In an editorial in the February 2015 issue of American Anthropologist, the editor, Michael Chibnik, argued that while he “cannot disagree with the rhetoric of those advocating open access for American Anthropologist” he also could not see how to make the finances work without continuing to rely on the existing subscription model via a publisher like Wiley Blackwell. While admitting “I do not know all the details of the financial arrangements between AAA and WB” (see discussion about the lack of transparency explored in the panel mentioned above) he briefly outlines why several alternative funding models he has heard about are unlikely to work, concluding “The obstacles to AA becoming open access in the near future may be difficult to overcome.”

This elicited several responses, from Martin Eve, who challenged many of the assertions in the piece, one by one; from the Board of the Society for Cultural Anthropology, who argued in a commentary titled “Open Access: A Collective Ecology for AAA Publishing in the Digital Age” that open access was the right thing to do despite the difficulties; and from Alex Golub, who wrote a blog post titled “Open access: What Cultural Anthropology gets right, and American Anthropologist gets wrong.”

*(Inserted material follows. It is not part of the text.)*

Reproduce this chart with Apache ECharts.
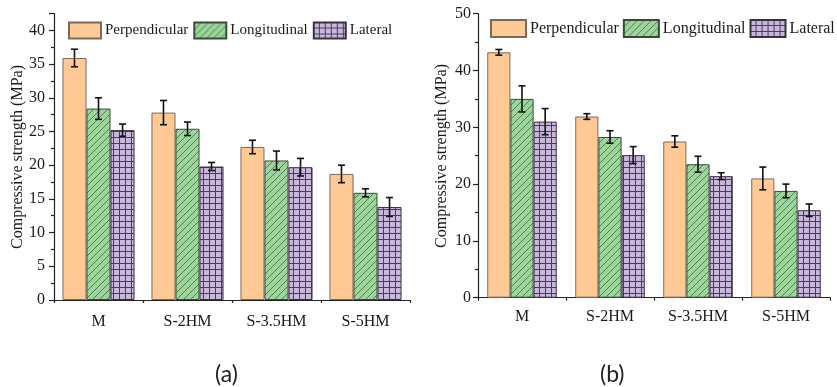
<!DOCTYPE html>
<html>
<head>
<meta charset="utf-8">
<script src="https://cdn.jsdelivr.net/npm/echarts@6/dist/echarts.min.js"></script>
<style>
html,body{margin:0;padding:0;background:#fff;}
#chart{width:837px;height:387px;}
</style>
</head>
<body>
<div id="chart"></div>
<script>
// ---- Data ----
const categories = ['M', 'S-2HM', 'S-3.5HM', 'S-5HM'];
const seriesNames = ['Perpendicular', 'Longitudinal', 'Lateral'];

// Panel (a)
const aPerp = [35.9, 27.8, 22.7, 18.7];
const aLong = [28.4, 25.4, 20.7, 15.9];
const aLat  = [25.2, 19.8, 19.7, 13.8];
const aPerpErr = [1.3, 1.8, 1.0, 1.3];
const aLongErr = [1.6, 1.0, 1.4, 0.6];
const aLatErr  = [0.9, 0.6, 1.3, 1.4];

// Panel (b)
const bPerp = [43.2, 31.9, 27.5, 21.0];
const bLong = [35.0, 28.3, 23.5, 18.8];
const bLat  = [31.0, 25.1, 21.4, 15.4];
const bPerpErr = [0.5, 0.5, 1.0, 2.0];
const bLongErr = [2.3, 1.1, 1.4, 1.2];
const bLatErr  = [2.3, 1.5, 0.6, 1.1];

const aTicks = { min: 0, max: 42.5, interval: 5 };
const bTicks = { min: 0, max: 50, interval: 10 };
const panelLabels = ['(a)', '(b)'];
const yName = 'Compressive strength (MPa)';

// ---- Patterns ----
function hatchPattern() {
  const s = 7;
  const c = document.createElement('canvas');
  c.width = s; c.height = s;
  const g = c.getContext('2d');
  g.fillStyle = '#9dd49b';
  g.fillRect(0, 0, s, s);
  g.strokeStyle = '#3d6e3d';
  g.lineWidth = 0.8;
  g.beginPath();
  g.moveTo(-1, s + 1); g.lineTo(s + 1, -1);
  g.moveTo(-1, 1); g.lineTo(1, -1);
  g.moveTo(s - 1, s + 1); g.lineTo(s + 1, s - 1);
  g.stroke();
  return c;
}
function gridPattern() {
  const s = 6;
  const c = document.createElement('canvas');
  c.width = s; c.height = s;
  const g = c.getContext('2d');
  g.fillStyle = '#c8b7db';
  g.fillRect(0, 0, s, s);
  g.strokeStyle = '#4a3b5e';
  g.lineWidth = 1;
  g.beginPath();
  g.moveTo(0, s - 0.5); g.lineTo(s, s - 0.5);
  g.moveTo(s - 0.5, 0); g.lineTo(s - 0.5, s);
  g.stroke();
  return c;
}
const fills = [
  '#fec995',
  { image: hatchPattern(), repeat: 'repeat' },
  { image: gridPattern(), repeat: 'repeat' }
];
const borders = ['#7a6a5a', '#3a4a3a', '#3a3040'];

const FONT = 'Liberation Serif';
const TXT = '#1a1a1a';
const GAP_A = 0.19, GAP_B = 0.21;

const chart = echarts.init(document.getElementById('chart'), null, { renderer: 'canvas' });

function xAxes(gridIndex, margin) {
  return [
    {
      type: 'category', gridIndex, data: categories, boundaryGap: true,
      axisLine: { lineStyle: { color: '#222', width: 1.2 } },
      axisTick: { alignWithLabel: true, length: 6, lineStyle: { color: '#222', width: 1.2 } },
      axisLabel: {
        margin, formatter: '{t|{value}}',
        rich: { t: { fontFamily: FONT, fontSize: 16, color: TXT } }
      }
    },
    {
      type: 'category', gridIndex, data: categories, boundaryGap: true, position: 'bottom',
      axisLine: { show: false },
      axisTick: { show: true, length: 3, lineStyle: { color: '#222', width: 1.2 } },
      axisLabel: { show: false }
    }
  ];
}
function yAxis(gridIndex, t, margin) {
  return {
    type: 'value', gridIndex, min: t.min, max: t.max, interval: t.interval,
    axisLine: { show: true, lineStyle: { color: '#222', width: 1.2 } },
    axisTick: { show: true, length: 5, lineStyle: { color: '#222', width: 1.2 } },
    minorTick: { show: true, splitNumber: 2, length: 3, lineStyle: { color: '#222', width: 1.2 } },
    axisLabel: {
      margin, showMaxLabel: t.max % t.interval === 0,
      formatter: '{t|{value}}',
      rich: { t: { fontFamily: FONT, fontSize: 16, color: TXT } }
    },
    splitLine: { show: false }
  };
}

function barSeries(name, i, data, xi, yi, gap) {
  return {
    type: 'bar', name, data, xAxisIndex: xi, yAxisIndex: yi,
    barGap: '0%', barCategoryGap: (gap * 100) + '%',
    itemStyle: { color: fills[i], borderColor: borders[i], borderWidth: 1 },
    emphasis: { disabled: true }, z: 2
  };
}
function errSeries(name, i, vals, errs, xi, yi, gap) {
  return {
    type: 'custom', name: name + ' err', xAxisIndex: xi, yAxisIndex: yi, z: 5,
    data: vals.map((v, k) => [k, v, errs[k]]),
    encode: { x: 0, y: 1 },
    silent: true,
    renderItem: function (params, api) {
      const c = api.value(0), v = api.value(1), e = api.value(2);
      const band = api.size([1, 0])[0];
      const bw = band * (1 - gap) / 3;
      const x = api.coord([c, v])[0] + (i - 1) * bw;
      const yt = api.coord([c, v + e])[1];
      const yb = api.coord([c, v - e])[1];
      const cap = 3.5;
      const st = { stroke: '#111', lineWidth: 1.6 };
      return {
        type: 'group', children: [
          { type: 'line', shape: { x1: x, y1: yt, x2: x, y2: yb }, style: st },
          { type: 'line', shape: { x1: x - cap, y1: yt, x2: x + cap, y2: yt }, style: st },
          { type: 'line', shape: { x1: x - cap, y1: yb, x2: x + cap, y2: yb }, style: st }
        ]
      };
    }
  };
}

const aVals = [aPerp, aLong, aLat], aErrs = [aPerpErr, aLongErr, aLatErr];
const bVals = [bPerp, bLong, bLat], bErrs = [bPerpErr, bLongErr, bLatErr];

const series = [];
seriesNames.forEach((n, i) => series.push(barSeries(n, i, aVals[i], 0, 0, GAP_A)));
seriesNames.forEach((n, i) => series.push(barSeries(n, i, bVals[i], 2, 1, GAP_B)));
seriesNames.forEach((n, i) => series.push(errSeries(n, i, aVals[i], aErrs[i], 0, 0, GAP_A)));
seriesNames.forEach((n, i) => series.push(errSeries(n, i, bVals[i], bErrs[i], 2, 1, GAP_B)));

chart.setOption({
  animation: false,
  backgroundColor: '#fff',
  textStyle: { fontFamily: FONT },
  grid: [
    { left: 54, right: 427, top: 13.5, bottom: 87 },
    { left: 478, right: 7, top: 13.7, bottom: 89.3 }
  ],
  xAxis: [...xAxes(0, 14), ...xAxes(1, 11)],
  yAxis: [yAxis(0, aTicks, 9), yAxis(1, bTicks, 7)],
  legend: [
    {
      left: 68, top: 21.5, padding: 0, icon: 'rect', itemWidth: 32, itemHeight: 16, itemGap: 5,
      data: seriesNames, selectedMode: false,
      textStyle: { fontFamily: FONT, fontSize: 15, color: TXT, padding: [0, 0, 0, -1] }
    },
    {
      left: 490, top: 19, padding: 0, icon: 'rect', itemWidth: 35, itemHeight: 17, itemGap: 4,
      width: 500,
      data: seriesNames, selectedMode: false,
      textStyle: { fontFamily: FONT, fontSize: 16, color: TXT, padding: [0, 0, 0, -1] }
    }
  ],
  graphic: [
    {
      type: 'text', rotation: Math.PI / 2, x: 10, y: 157,
      style: { text: yName, font: '16px "Liberation Serif"', fill: TXT, align: 'center', verticalAlign: 'top' }
    },
    {
      type: 'text', rotation: Math.PI / 2, x: 434, y: 156,
      style: { text: yName, font: '16px "Liberation Serif"', fill: TXT, align: 'center', verticalAlign: 'top' }
    },
    { type: 'text', left: 215, top: 363, style: { text: panelLabels[0], font: '23px Lato', fill: '#222' } },
    { type: 'text', left: 600, top: 363, style: { text: panelLabels[1], font: '23px Lato', fill: '#222' } }
  ],
  series
});
</script>
</body>
</html>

The Society for Cultural Anthropology commentary points out that research libraries are key stakeholders in the emerging OA landscape, and potential partners with scholarly societies for new models of scholarly publishing. Both SCA and Golub reference some new projects like Collabra, Open Library of the Humanities, Knowledge Unlatched, and SciELO, that, in Golub’s words, “blur the distinction between journal, platform, and community the same way Duke Ellington blurred the boundary between composer, performer, and conductor” and are examples of “experiments to move beyond cold war publishing institutions.”

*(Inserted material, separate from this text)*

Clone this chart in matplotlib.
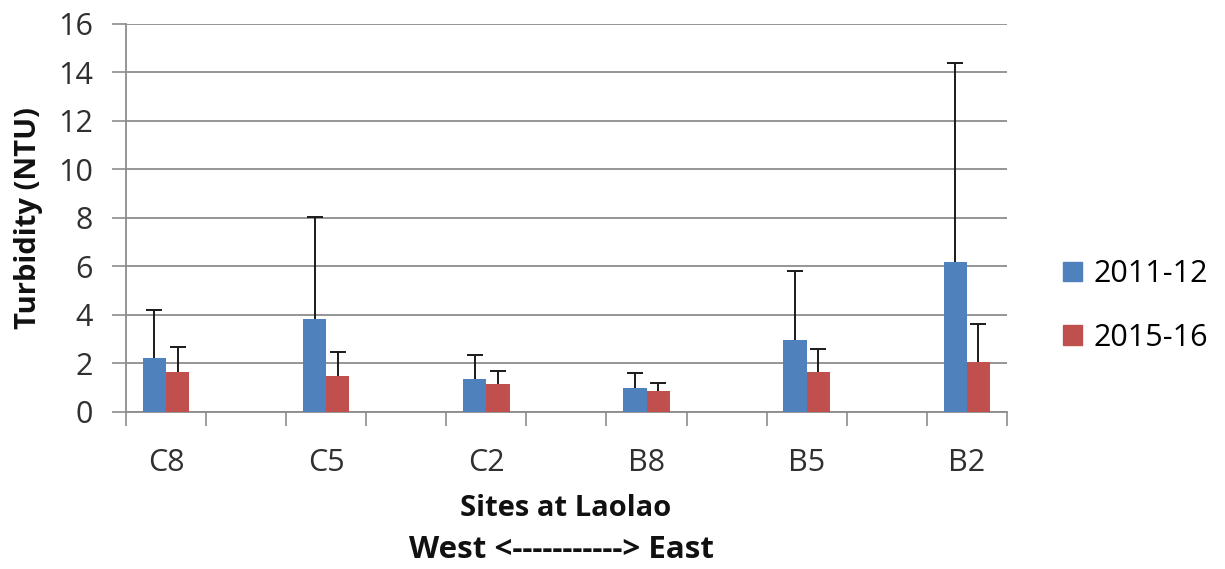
import matplotlib
matplotlib.use("Agg")
import matplotlib.pyplot as plt
import numpy as np
from matplotlib.patches import Patch

sites = ["C8", "C5", "C2", "B8", "B5", "B2"]
series_names = ["2011-12", "2015-16"]
mean_2011 = [2.21, 3.85, 1.36, 1.00, 2.97, 6.20]
err_2011 = [1.98, 4.18, 0.99, 0.62, 2.84, 8.19]
mean_2015 = [1.64, 1.50, 1.15, 0.87, 1.65, 2.07]
err_2015 = [1.05, 0.97, 0.54, 0.34, 0.96, 1.55]
colors = ["#4F81BD", "#C0504D"]

plt.rcParams['font.family'] = ['Open Sans', 'DejaVu Sans']

fig = plt.figure(figsize=(12.25, 5.69), dpi=100)
ax = fig.add_axes([0.1029, 0.276, 0.719, 0.682])

pos = np.arange(len(sites)) * 2
bw = 0.29
ax.bar(pos - bw/2, mean_2011, bw, color=colors[0], zorder=3)
ax.bar(pos + bw/2, mean_2015, bw, color=colors[1], zorder=3)
for off, m, e in [(-bw/2, mean_2011, err_2011), (bw/2, mean_2015, err_2015)]:
    _, caps, _ = ax.errorbar(pos + off, m, yerr=[np.zeros(len(sites)), e], fmt='none',
                             ecolor='#1a1a1a', elinewidth=1.4, capsize=6, capthick=1.4, zorder=4)
    caps[0].set_visible(False)

ax.set_xlim(-0.5, pos[-1] + 0.5)
ax.set_ylim(0, 16)
ax.set_yticks(np.arange(0, 17, 2))
ax.yaxis.grid(True, color='#8C8C8C', linewidth=1.3, zorder=0)
ax.set_axisbelow(True)

ax.set_xticks(pos)
ax.set_xticklabels(sites, fontsize=22, color='#303030')
ax.set_xticks(np.arange(-0.5, pos[-1] + 1, 1), minor=True)
ax.tick_params(axis='x', which='major', length=0, pad=26)
ax.tick_params(axis='x', which='minor', length=10, color='#8C8C8C', width=1.2)
ax.tick_params(axis='y', length=10, color='#8C8C8C', width=1.2, labelsize=22,
               labelcolor='#303030', pad=14)

for s in ['top', 'right']:
    ax.spines[s].set_visible(False)
for s in ['left', 'bottom']:
    ax.spines[s].set_color('#8C8C8C')
    ax.spines[s].set_linewidth(1.3)

ax.set_ylabel("Turbidity (NTU)", fontsize=21, fontweight='bold', color='#111111')
ax.yaxis.set_label_coords(-0.094, 0.5)
fig.text(0.462, 1 - 509/569, "Sites at Laolao", fontsize=21, fontweight='bold',
         ha='center', va='center', color='#111111')
fig.text(0.458, 1 - 550/569, "West <-----------> East", fontsize=22.5, fontweight='bold',
         ha='center', va='center', color='#111111')

handles = [Patch(color=colors[0]), Patch(color=colors[1])]
fig.legend(handles, series_names, loc='center left', bbox_to_anchor=(0.868, 1 - 306/569),
           frameon=False, fontsize=22, handlelength=0.6, handleheight=0.6,
           labelspacing=1.1, handletextpad=0.4, borderaxespad=0, borderpad=0)

fig.savefig("out.png", dpi=100)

It’s not clear yet what financial models will ultimately prove successful and sustainable for scholarly publishing and scholarly societies going forward, but simply maintaining the status quo with its hidden and inflated costs and frequently vestigial practices is almost certainly not the answer. As Alex Golub concludes in his post:

The AAA wasn’t always structured the way it is today, and it may not be structured this way in the future. The question now is whether the AAA can change quickly enough to be relevant, or whether institutions like the SCA are the true future of our discipline. These are issues tied up with a lot more than just publishing: The shrinking of academe, the growing role of nonacademic stakeholders in academic practices, and much besides. Does Cultural Anthropology face a lot of issues down the road? Absolutely. Is complete and total failure on the menu? Yes. But I reckon that in ten years when I sit down to reblog this post, we will look back on this debate and say: The people who did the right thing and took a leap of faith fared far better than the ones who clung to a broken solution. Cultural Anthropology acted like Netflix, while American Anthropologist acted like Blockbuster. Except, of course, no one will remember what Blockbuster was.